Was also bietet »Kasei Yakyoku« dem Publikum? Hervorzuheben ist klar die Diskrepanz zwischen den Figuren Akiko und Sara, ihr komplementärer Stand und ihre unterschiedlichen Herangehensweisen an die Liebe. Trotz ihrer gesellschaftlichen Vorzüge ist es am Ende nicht Akiko, sondern Sara, die zumindest zeitweise darüber ihr Glück findet. Während die vierteilige OVA auf das Große Kantō-Erdbeben als Zäsur hinarbeitet und dieses schließlich erreicht, ist ihr größtes Manko, dass die Manga-Vorlage letztendlich nicht bis zum Schluss adaptiert wurde. Wie die Beziehungen zwischen Akiko, Sara, Taka und dem später doch weiter ins Bild rückenden Kiyokuni zu Ende gehen, bleibt dem Zuschauer unbekannt.
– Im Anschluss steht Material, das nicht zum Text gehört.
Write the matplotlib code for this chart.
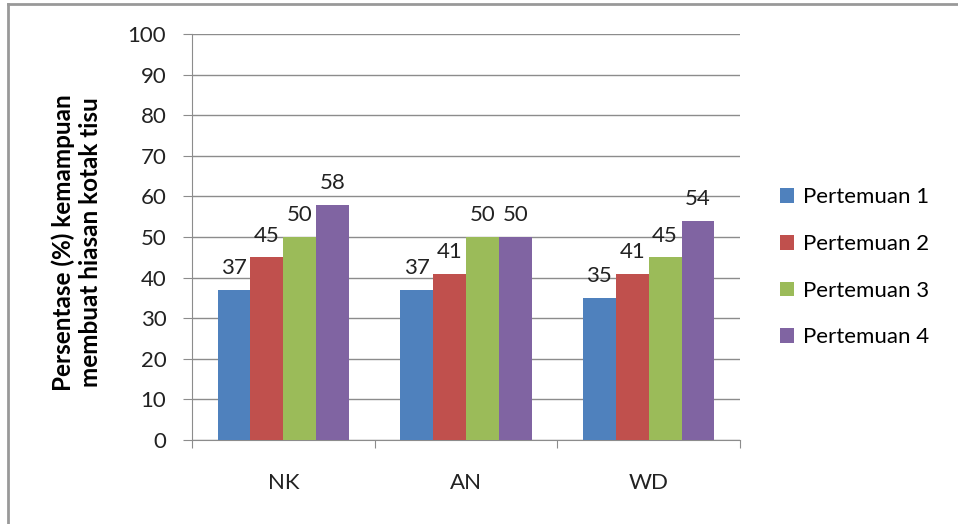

Trotzdem überzeugt der Titel mit seiner Darstellung des weiblichen Strebens nach selbstbestimmter Liebe im Japan der Zwanzigerjahre und liefert auch darüber hinaus einen spannenden Einblick in Alltagsleben und Gesellschaftsstrukturen zu dieser Zeit.
Beitrag wurde zuletzt am 05.04.2023 01:00 geändert.